### WHAT YOU NEED TO DO
Write out each line word for word. Drop pictures.
___ WORKING DATA
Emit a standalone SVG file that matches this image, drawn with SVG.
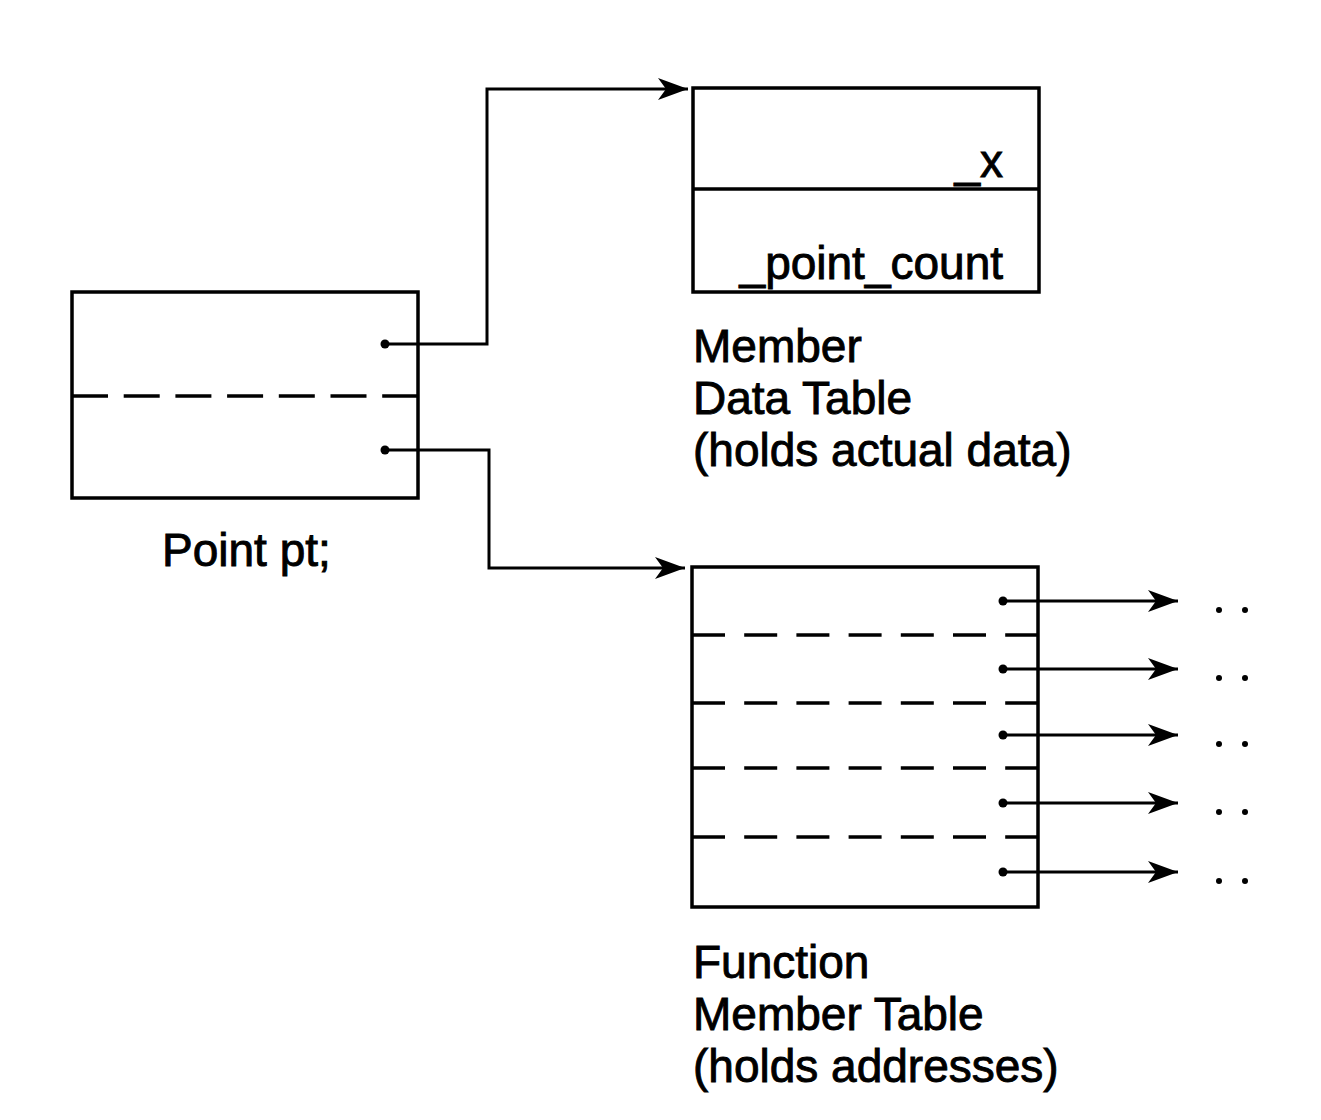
<svg xmlns="http://www.w3.org/2000/svg" width="1321" height="1120" viewBox="0 0 1321 1120">
<style>
.box{fill:none;stroke:#000;stroke-width:3.5}
.dash{fill:none;stroke:#000;stroke-width:3.5}
.conn{fill:none;stroke:#000;stroke-width:3}
.lbl{font-family:"Liberation Sans",Arial,sans-serif;font-size:46px;fill:#000;stroke:#000;stroke-width:0.9}
.dot{fill:#000}
</style>
<defs>
<marker id="arr" viewBox="-32 -12 34 24" refX="0" refY="0" markerWidth="34" markerHeight="24" markerUnits="userSpaceOnUse" orient="auto">
<path d="M0,0 L-30,-11 L-22,0 L-30,11 Z" fill="#000"/>
</marker>
</defs>
<rect width="1321" height="1120" fill="#fff"/>
<g id="point-pt">
<rect class="box" x="72" y="292" width="346" height="206"/>
<line class="dash" x1="72" y1="396" x2="418" y2="396" stroke-dasharray="36 15.7"/>
<text class="lbl" x="162" y="566">Point pt;</text>
</g>
<g id="member-data-table">
<rect class="box" x="693" y="88" width="346" height="204"/>
<line class="box" x1="693" y1="189" x2="1039" y2="189"/>
<text class="lbl" x="1003" y="177" text-anchor="end">_x</text>
<text class="lbl" x="1003" y="279" text-anchor="end">_point_count</text>
<text class="lbl" x="693" y="362">Member</text>
<text class="lbl" x="693" y="414">Data Table</text>
<text class="lbl" x="693" y="466">(holds actual data)</text>
</g>
<g id="function-member-table">
<rect class="box" x="692" y="567" width="346" height="340"/>
<line class="dash" x1="692" y1="635" x2="1038" y2="635" stroke-dasharray="33 19.2"/>
<line class="dash" x1="692" y1="703" x2="1038" y2="703" stroke-dasharray="33 19.2"/>
<line class="dash" x1="692" y1="768" x2="1038" y2="768" stroke-dasharray="33 19.2"/>
<line class="dash" x1="692" y1="837" x2="1038" y2="837" stroke-dasharray="33 19.2"/>
<text class="lbl" x="693" y="978">Function</text>
<text class="lbl" x="693" y="1030">Member Table</text>
<text class="lbl" x="693" y="1082">(holds addresses)</text>
<g class="dot">
<circle cx="1219" cy="610" r="3"/><circle cx="1245" cy="610" r="3"/>
<circle cx="1219" cy="678" r="3"/><circle cx="1245" cy="678" r="3"/>
<circle cx="1219" cy="744" r="3"/><circle cx="1245" cy="744" r="3"/>
<circle cx="1219" cy="812" r="3"/><circle cx="1245" cy="812" r="3"/>
<circle cx="1219" cy="881" r="3"/><circle cx="1245" cy="881" r="3"/>
</g>
</g>
<g id="connectors">
<path class="conn" d="M385,344 H487 V89 H688" marker-end="url(#arr)"/>
<path class="conn" d="M385,450 H489 V568 H685" marker-end="url(#arr)"/>
<path class="conn" d="M1003,601 H1178" marker-end="url(#arr)"/>
<path class="conn" d="M1003,669 H1178" marker-end="url(#arr)"/>
<path class="conn" d="M1003,735 H1178" marker-end="url(#arr)"/>
<path class="conn" d="M1003,803 H1178" marker-end="url(#arr)"/>
<path class="conn" d="M1003,872 H1178" marker-end="url(#arr)"/>
<g class="dot">
<circle cx="385" cy="344" r="4.5"/>
<circle cx="385" cy="450" r="4.5"/>
<circle cx="1003" cy="601" r="4.5"/>
<circle cx="1003" cy="669" r="4.5"/>
<circle cx="1003" cy="735" r="4.5"/>
<circle cx="1003" cy="803" r="4.5"/>
<circle cx="1003" cy="872" r="4.5"/>
</g>
</g>
</svg>
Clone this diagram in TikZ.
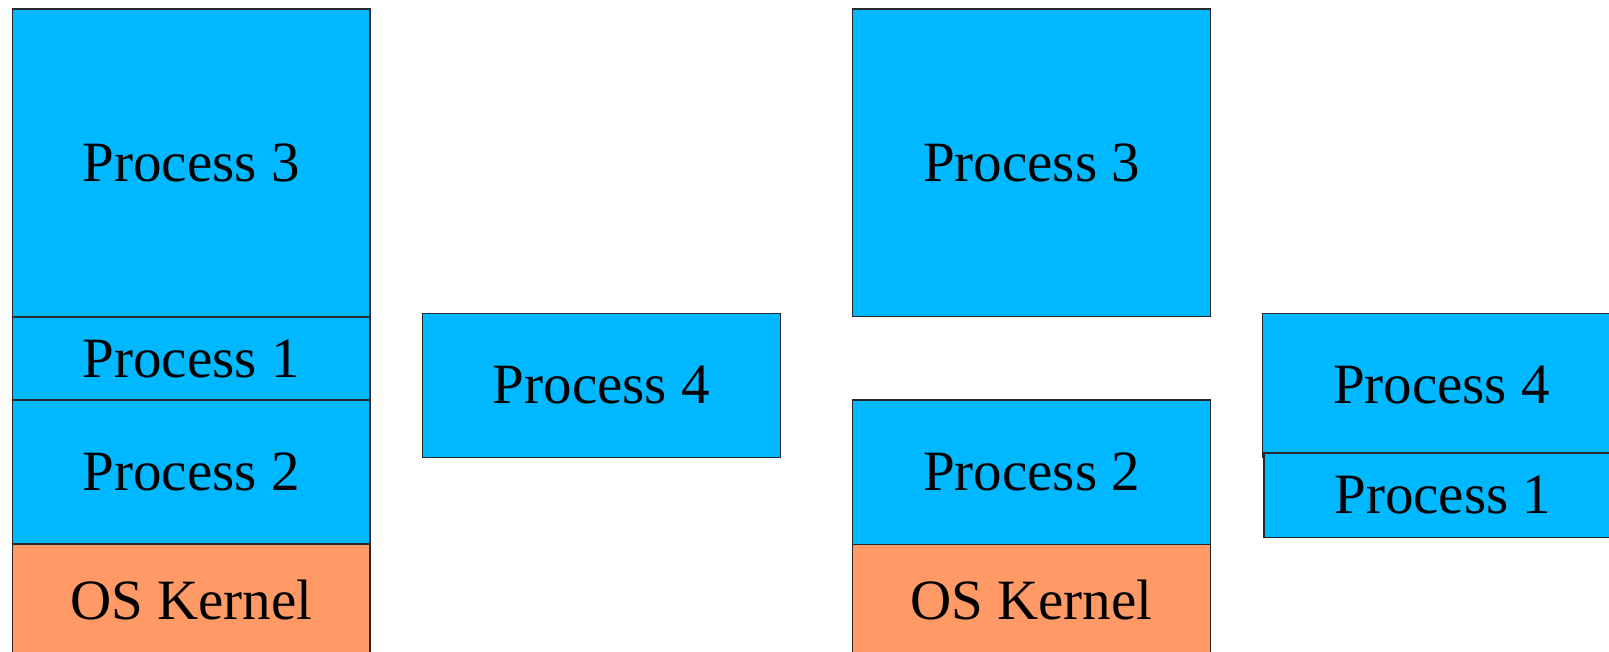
______
### SOLUTION TO THE PROBLEM
Emit a standalone SVG file that matches this image, drawn with SVG.
<svg xmlns="http://www.w3.org/2000/svg" width="1321" height="1120" viewBox="0 0 1321 1120">
<style>
.box{fill:none;stroke:#000;stroke-width:3.5}
.dash{fill:none;stroke:#000;stroke-width:3.5}
.conn{fill:none;stroke:#000;stroke-width:3}
.lbl{font-family:"Liberation Sans",Arial,sans-serif;font-size:46px;fill:#000;stroke:#000;stroke-width:0.9}
.dot{fill:#000}
</style>
<defs>
<marker id="arr" viewBox="-32 -12 34 24" refX="0" refY="0" markerWidth="34" markerHeight="24" markerUnits="userSpaceOnUse" orient="auto">
<path d="M0,0 L-30,-11 L-22,0 L-30,11 Z" fill="#000"/>
</marker>
</defs>
<rect width="1321" height="1120" fill="#fff"/>
<g id="point-pt">
<rect class="box" x="72" y="292" width="346" height="206"/>
<line class="dash" x1="72" y1="396" x2="418" y2="396" stroke-dasharray="36 15.7"/>
<text class="lbl" x="162" y="566">Point pt;</text>
</g>
<g id="member-data-table">
<rect class="box" x="693" y="88" width="346" height="204"/>
<line class="box" x1="693" y1="189" x2="1039" y2="189"/>
<text class="lbl" x="1003" y="177" text-anchor="end">_x</text>
<text class="lbl" x="1003" y="279" text-anchor="end">_point_count</text>
<text class="lbl" x="693" y="362">Member</text>
<text class="lbl" x="693" y="414">Data Table</text>
<text class="lbl" x="693" y="466">(holds actual data)</text>
</g>
<g id="function-member-table">
<rect class="box" x="692" y="567" width="346" height="340"/>
<line class="dash" x1="692" y1="635" x2="1038" y2="635" stroke-dasharray="33 19.2"/>
<line class="dash" x1="692" y1="703" x2="1038" y2="703" stroke-dasharray="33 19.2"/>
<line class="dash" x1="692" y1="768" x2="1038" y2="768" stroke-dasharray="33 19.2"/>
<line class="dash" x1="692" y1="837" x2="1038" y2="837" stroke-dasharray="33 19.2"/>
<text class="lbl" x="693" y="978">Function</text>
<text class="lbl" x="693" y="1030">Member Table</text>
<text class="lbl" x="693" y="1082">(holds addresses)</text>
<g class="dot">
<circle cx="1219" cy="610" r="3"/><circle cx="1245" cy="610" r="3"/>
<circle cx="1219" cy="678" r="3"/><circle cx="1245" cy="678" r="3"/>
<circle cx="1219" cy="744" r="3"/><circle cx="1245" cy="744" r="3"/>
<circle cx="1219" cy="812" r="3"/><circle cx="1245" cy="812" r="3"/>
<circle cx="1219" cy="881" r="3"/><circle cx="1245" cy="881" r="3"/>
</g>
</g>
<g id="connectors">
<path class="conn" d="M385,344 H487 V89 H688" marker-end="url(#arr)"/>
<path class="conn" d="M385,450 H489 V568 H685" marker-end="url(#arr)"/>
<path class="conn" d="M1003,601 H1178" marker-end="url(#arr)"/>
<path class="conn" d="M1003,669 H1178" marker-end="url(#arr)"/>
<path class="conn" d="M1003,735 H1178" marker-end="url(#arr)"/>
<path class="conn" d="M1003,803 H1178" marker-end="url(#arr)"/>
<path class="conn" d="M1003,872 H1178" marker-end="url(#arr)"/>
<g class="dot">
<circle cx="385" cy="344" r="4.5"/>
<circle cx="385" cy="450" r="4.5"/>
<circle cx="1003" cy="601" r="4.5"/>
<circle cx="1003" cy="669" r="4.5"/>
<circle cx="1003" cy="735" r="4.5"/>
<circle cx="1003" cy="803" r="4.5"/>
<circle cx="1003" cy="872" r="4.5"/>
</g>
</g>
</svg>
Clone this diagram in TikZ.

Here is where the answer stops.